The Owner, Craig Stoll, continues:
"I just don’t understand what the whole fuss is about," Stoll says. "We’re working really hard at putting our wine program together. It’s our package, our vision. The program is part of the restaurant, like a painting on the wall or the food on your plate. I don’t understand why people feel so entitled to bring their own.
"What if you collected fine tablecloths from all over the world, and you don’t ever cook at home so you wanted to bring one in to eat off of? It’s ridiculous."
Um, Craig? Can I help you with something—especially in creating analogies that resonant and make sense? Tablecloths? Craig, you don’t charge me a 2.5X mark-up specifically on your table linen, do you?
On the whole, I’m going to leave this subject alone, lest I get into a 1000 word screed about how happy customers and positive word of mouth creates more customers.

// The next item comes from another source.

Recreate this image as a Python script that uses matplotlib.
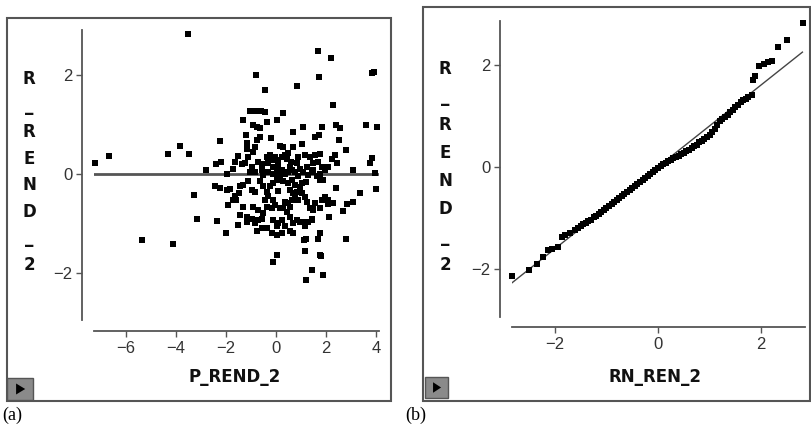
import matplotlib
matplotlib.use("Agg")
import matplotlib.pyplot as plt
from matplotlib.patches import Rectangle, Polygon

# panel (a): predicted vs residual
pred_a = [-3.53, -7.23, -6.67, -4.33, -3.83, -3.49, -2.24, -2.81, -3.27, -3.15,
          -5.36, -4.12, -2.36, -2.01, -2.41, -2.21, -2.44, -2.24, -1.96, -1.53,
          -0.81, -0.43, 1.68, 2.19, 1.73, 0.83, 3.85, 3.90, 2.29, 0.27,
          0.03, -0.37, -1.33, -1.04, -0.90, -0.75, -0.60, -0.44, -1.20, -0.93,
          -0.77, -0.64, 1.09, 1.83, 2.40, 2.56, 3.60, 4.05, 0.69, 1.03,
          1.56, 1.73, 2.51, 2.80, -0.21, -0.77, -0.64, -0.84, -0.91, -1.17,
          -1.15, -1.51, -1.64, -1.37, -1.11, 0.16, 0.29, 0.67, 0.49, 0.43,
          0.59, -0.37, -0.31, -0.11, 0.09, 0.23, 0.03, -0.24, -0.17, -0.55,
          -0.57, -0.51, 0.89, 0.83, 0.96, 1.16, 1.36, 1.56, 1.76, 1.49,
          1.69, 1.83, 1.49, 1.76, 1.96, 2.36, 2.43, 2.09, 3.09, 3.76,
          3.83, 3.96, 2.40, 3.36, 3.07, 2.69, 2.83, 4.00, 2.80, 2.13,
          1.76, 1.96, 1.83, 2.09, 2.29, 2.09, 1.76, 1.89, 1.63, 1.43,
          1.20, 1.03, 0.96, 0.83, 0.56, 0.69, 0.76, 0.63, 0.49, 0.36,
          0.29, 0.43, 0.56, 0.89, 1.03, 1.16, 1.23, 1.36, 1.49, 1.43,
          1.29, 1.16, 1.12, 1.20, 1.16, 1.20, 1.45, 1.89, 1.76, 1.81,
          1.69, 1.76, 1.49, 1.56, -0.13, 0.03, 0.23, 0.03, -0.17, -0.77,
          -0.57, -0.37, -0.84, -0.71, -1.44, -1.31, -1.15, -1.17, -1.59, -1.64,
          -1.48, -1.44, -1.31, -1.11, -0.97, -0.84, -0.64, -0.51, -0.37, -0.24,
          -0.11, 0.03, 0.16, 0.29, -0.91, -0.71, -0.51, -0.37, -0.57, -0.11,
          0.09, 0.23, 0.03, 0.36, 0.56, 0.69, 0.83, 0.96, 1.09, 1.43,
          0.69, 0.56, -0.11, -0.04, 0.16, -0.17, 0.49, 0.63, 0.76, 0.36,
          0.49, 0.63, 0.76, 0.89, 1.09, 1.23, 1.29, -0.04, 0.09, 0.23,
          -0.97, -0.84, -1.04, -0.71, -1.24, -1.71, -1.84, -1.97, -0.31, -0.44,
          0.09, -1.71, -1.91, -0.97, 2.23, 0.36, 0.56, -0.31, -0.13, 0.09]
resid_a = [2.83, 0.23, 0.37, 0.40, 0.57, 0.40, 0.66, 0.08, -0.43, -0.90,
           -1.34, -1.41, -0.95, -1.20, 0.20, 0.24, -0.24, -0.28, 0.01, -1.03,
           2.01, 1.69, 2.49, 2.34, 1.97, 1.77, 2.05, 2.06, 1.40, 1.23,
           1.09, 1.06, 1.09, 1.28, 1.28, 1.28, 1.28, 1.26, 0.79, 0.99,
           0.96, 0.92, 0.94, 0.94, 1.00, 0.92, 1.00, 0.94, 0.84, 0.60,
           0.75, 0.79, 0.69, 0.48, 0.72, 0.69, 0.74, 0.55, 0.45, 0.62,
           0.50, 0.36, 0.25, 0.20, 0.35, 0.57, 0.55, 0.55, 0.42, 0.30,
           0.25, 0.35, 0.22, 0.15, 0.18, 0.08, 0.08, 0.38, 0.28, 0.20,
           0.08, -0.02, 0.35, 0.22, 0.11, 0.38, 0.35, 0.38, 0.40, 0.22,
           0.25, 0.15, 0.08, 0.01, 0.08, 0.38, 0.22, 0.15, 0.08, 0.22,
           0.32, 0.03, -0.29, -0.38, -0.57, -0.74, -0.61, -0.31, -1.32, -0.86,
           -0.69, -0.46, -0.53, -0.53, -0.59, -0.61, -0.12, -0.12, -0.05, 0.05,
           -0.17, -0.19, -0.26, -0.36, -0.32, -0.39, -0.46, -0.53, -0.59, -0.56,
           -0.69, -0.76, -0.66, -0.53, -0.39, -0.46, -0.56, -0.69, -0.73, -0.90,
           -0.96, -1.06, -1.33, -1.31, -1.55, -2.15, -1.94, -2.04, -1.63, -1.65,
           -1.32, -1.20, -0.69, -0.59, -1.77, -1.64, -1.20, -1.23, -1.20, -1.16,
           -1.09, -1.09, -1.00, -0.93, -0.83, -0.66, -0.86, -0.96, -0.52, -0.45,
           -0.39, -0.25, -0.22, -0.15, -0.32, -0.36, -0.15, -0.25, -0.36, -0.25,
           -0.19, -0.12, -0.05, -0.15, -0.66, -0.73, -0.79, -0.66, -0.90, -0.93,
           -1.00, -0.93, -1.06, -1.06, -0.86, -1.00, -0.93, -0.96, -0.96, -0.93,
           -1.20, -1.16, -0.52, -0.63, -0.69, -0.69, -0.19, -0.12, -0.22, 0.01,
           0.05, 0.08, 0.05, -0.05, 0.05, 0.15, -0.02, 0.35, 0.28, 0.35,
           0.15, 0.05, 0.05, 0.25, 0.22, 0.10, -0.30, -0.32, -0.45, -0.52,
           -0.35, -0.52, -0.62, -0.90, 0.30, 0.38, 0.15, 0.05, 0.01, -0.02]

# panel (b): normal quantiles vs sorted residuals
qq_x = [-2.83, -2.50, -2.34, -2.23, -2.13, -2.06, -1.94, -1.87, -1.81, -1.71,
        -1.61, -1.55, -1.50, -1.45, -1.40, -1.35, -1.30, -1.25, -1.20, -1.15,
        -1.10, -1.05, -1.00, -0.95, -0.90, -0.85, -0.80, -0.75, -0.70, -0.65,
        -0.60, -0.55, -0.50, -0.45, -0.40, -0.35, -0.30, -0.25, -0.20, -0.15,
        -0.10, -0.05, 0.00, 0.05, 0.10, 0.15, 0.20, 0.25, 0.30, 0.35,
        0.40, 0.45, 0.50, 0.55, 0.60, 0.65, 0.70, 0.75, 0.80, 0.85,
        0.90, 0.95, 1.00, 1.05, 1.10, 1.15, 1.20, 1.25, 1.30, 1.35,
        1.40, 1.45, 1.50, 1.55, 1.60, 1.65, 1.70, 1.75, 1.82, 1.85,
        1.88, 1.95, 2.05, 2.14, 2.21, 2.32, 2.50, 2.81]
qq_y = [-2.14, -2.01, -1.90, -1.76, -1.63, -1.61, -1.56, -1.37, -1.33, -1.30,
        -1.24, -1.20, -1.16, -1.12, -1.09, -1.06, -1.03, -0.99, -0.96, -0.92,
        -0.88, -0.84, -0.80, -0.76, -0.72, -0.68, -0.65, -0.61, -0.57, -0.53,
        -0.49, -0.45, -0.41, -0.37, -0.33, -0.29, -0.26, -0.22, -0.18, -0.14,
        -0.10, -0.06, -0.02, 0.02, 0.05, 0.08, 0.11, 0.14, 0.17, 0.19,
        0.22, 0.25, 0.28, 0.31, 0.34, 0.37, 0.41, 0.44, 0.48, 0.51,
        0.55, 0.59, 0.63, 0.68, 0.74, 0.82, 0.90, 0.94, 0.98, 1.02,
        1.07, 1.12, 1.17, 1.22, 1.27, 1.31, 1.34, 1.37, 1.41, 1.71,
        1.78, 1.98, 2.02, 2.05, 2.07, 2.35, 2.49, 2.83]
fit_x = [-2.83, 2.80]
fit_y = [-2.27, 2.25]

W, H = 811, 425
fig = plt.figure(figsize=(W / 100, H / 100), dpi=100)


def box(x0, y0, x1, y1):
    # pixel box (from top-left) -> figure fractions
    return [x0 / W, 1 - y1 / H, (x1 - x0) / W, (y1 - y0) / H]


def frame(x0, y0, x1, y1):
    fig.add_artist(Rectangle((x0 / W, 1 - y1 / H), (x1 - x0) / W, (y1 - y0) / H,
                             transform=fig.transFigure, fill=False,
                             edgecolor='#555555', lw=1.5))


def play_button(x0, y0, x1, y1):
    fig.add_artist(Rectangle((x0 / W, 1 - y1 / H), (x1 - x0) / W, (y1 - y0) / H,
                             transform=fig.transFigure, facecolor='#8a8a8a',
                             edgecolor='#555555', lw=1))
    cx0, cx1 = x0 + (x1 - x0) * 0.35, x0 + (x1 - x0) * 0.7
    cy0, cy1 = y0 + (y1 - y0) * 0.25, y1 - (y1 - y0) * 0.25
    tri = [(cx0 / W, 1 - cy0 / H), (cx0 / W, 1 - cy1 / H), (cx1 / W, 1 - (cy0 + cy1) / 2 / H)]
    fig.add_artist(Polygon(tri, closed=True, transform=fig.transFigure,
                           facecolor='black', edgecolor='none'))


def style_axes(ax, left_off, bottom_off):
    for s in ['top', 'right']:
        ax.spines[s].set_visible(False)
    ax.spines['left'].set_position(('outward', left_off * 0.72))
    ax.spines['bottom'].set_position(('outward', bottom_off * 0.72))
    for s in ['left', 'bottom']:
        ax.spines[s].set_color('#555555')
        ax.spines[s].set_linewidth(1.3)
    ax.tick_params(length=4, width=1, color='#555555', labelcolor='#333333',
                   labelsize=12, pad=3)
    for lab in ax.get_xticklabels() + ax.get_yticklabels():
        lab.set_family('Liberation Sans')
    ax.patch.set_alpha(0)


def stacked_label(text, xc, yc, spacing):
    fig.text(xc / W, 1 - yc / H, '\n'.join(text), ha='center', va='center',
             fontsize=12, fontweight='bold', family='DejaVu Sans',
             linespacing=spacing, color='#111111')


mark = dict(marker='s', s=15, color='black', linewidths=0, clip_on=False)

# ---- (a) ----
frame(7, 18, 391, 401)
ax1 = fig.add_axes(box(94, 30, 379, 320))
ax1.scatter(pred_a, resid_a, **mark, zorder=3)
ax1.axhline(0, color='#555555', lw=2, zorder=2)
ax1.set_xlim(-7.28, 4.12)
ax1.set_ylim(-2.95, 2.91)
ax1.set_xticks([-6, -4, -2, 0, 2, 4])
ax1.set_yticks([-2, 0, 2])
ax1.set_xticklabels(['\u22126', '\u22124', '\u22122', '0', '2', '4'])
ax1.set_yticklabels(['\u22122', '0', '2'])
style_axes(ax1, 12, 11)
stacked_label('R_REND_2', 29, 172, 1.61)
fig.text(235 / W, 1 - 377 / H, 'P_REND_2', ha='center', va='center',
         fontsize=12, fontweight='bold', color='#111111')
play_button(7, 378, 33, 400)
fig.text(2 / W, 1 - 415 / H, '(a)', ha='left', va='center',
         fontsize=13, family='Liberation Serif')

# ---- (b) ----
frame(423, 7, 810, 401)
ax2 = fig.add_axes(box(512, 21, 805, 317))
ax2.scatter(qq_x, qq_y, **mark, zorder=3)
ax2.plot(fit_x, fit_y, color='#444444', lw=1, zorder=2)
ax2.set_xlim(-2.83, 2.85)
ax2.set_ylim(-2.94, 2.86)
ax2.set_xticks([-2, 0, 2])
ax2.set_yticks([-2, 0, 2])
ax2.set_xticklabels(['\u22122', '0', '2'])
ax2.set_yticklabels(['\u22122', '0', '2'])
style_axes(ax2, 12, 10)
stacked_label('R_REND_2', 445, 167, 1.71)
fig.text(655 / W, 1 - 377 / H, 'RN_REN_2', ha='center', va='center',
         fontsize=12, fontweight='bold', color='#111111')
play_button(425, 377, 448, 398)
fig.text(405 / W, 1 - 415 / H, '(b)', ha='left', va='center',
         fontsize=13, family='Liberation Serif')

fig.savefig('out.png', dpi=100)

Fortunately, this chapter excerpt and a mini-case study from a guy that sells bikes in competition against Wal-Mart in Connecticut illustrates, he who gets it, gets the customers. A good scan for anybody—and a good lesson for a pizzaria to take from a bike shop—both independent retailers and old vestiges of Main Street America.

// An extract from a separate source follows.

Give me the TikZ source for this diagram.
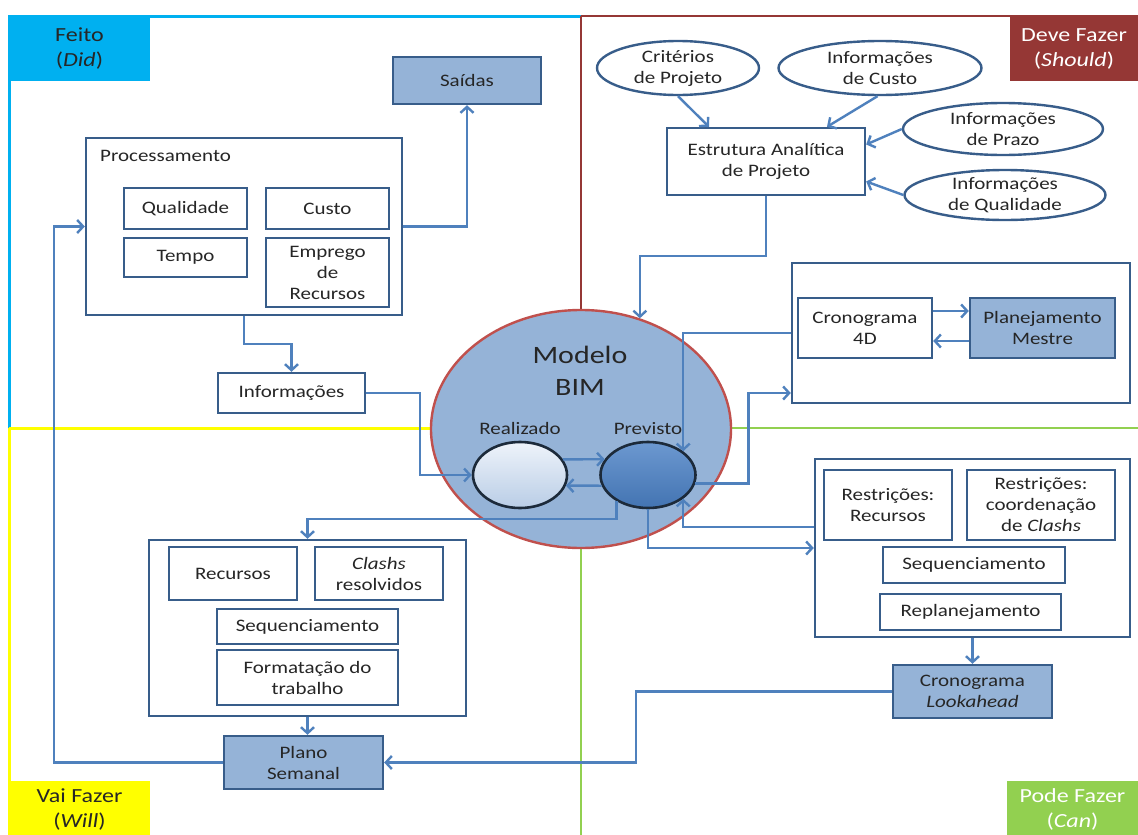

In addition, Zane calculated what any customer was worth to him over a buying lifetime. That’s why when a customer came into Zane’s store with a six-year-old pump that was completely worn out from use, Zane happily gave him a brand new pump. Let’s look at his economic analysis for this pump. This six-year-old, worn-out pump was a top-of-the-line item originally costing $60. So you might jump to the conclusion that Zane was out $60. However, the pump’s cost to Zane was only about $30. Moreover, in this case, because of his relationship with the manufacturer, he was credited with the $30, so giving the customer a new pump actually cost Zane nothing. Even if the pump had cost Zane $30, replacing it for free still made economic sense. The next two times this customer came in to his store, he bought $200 in accessories. Zane netted about $100. Moreover, when the customer decided to buy his next bicycle, where was he likely to go? So, Zane made even more. And, what about word-of-mouth advertising to other prospects? That’s probably worth a lot more.
Wine? Bikes? Anything that is bought and sold in retail—it’s all about the customer.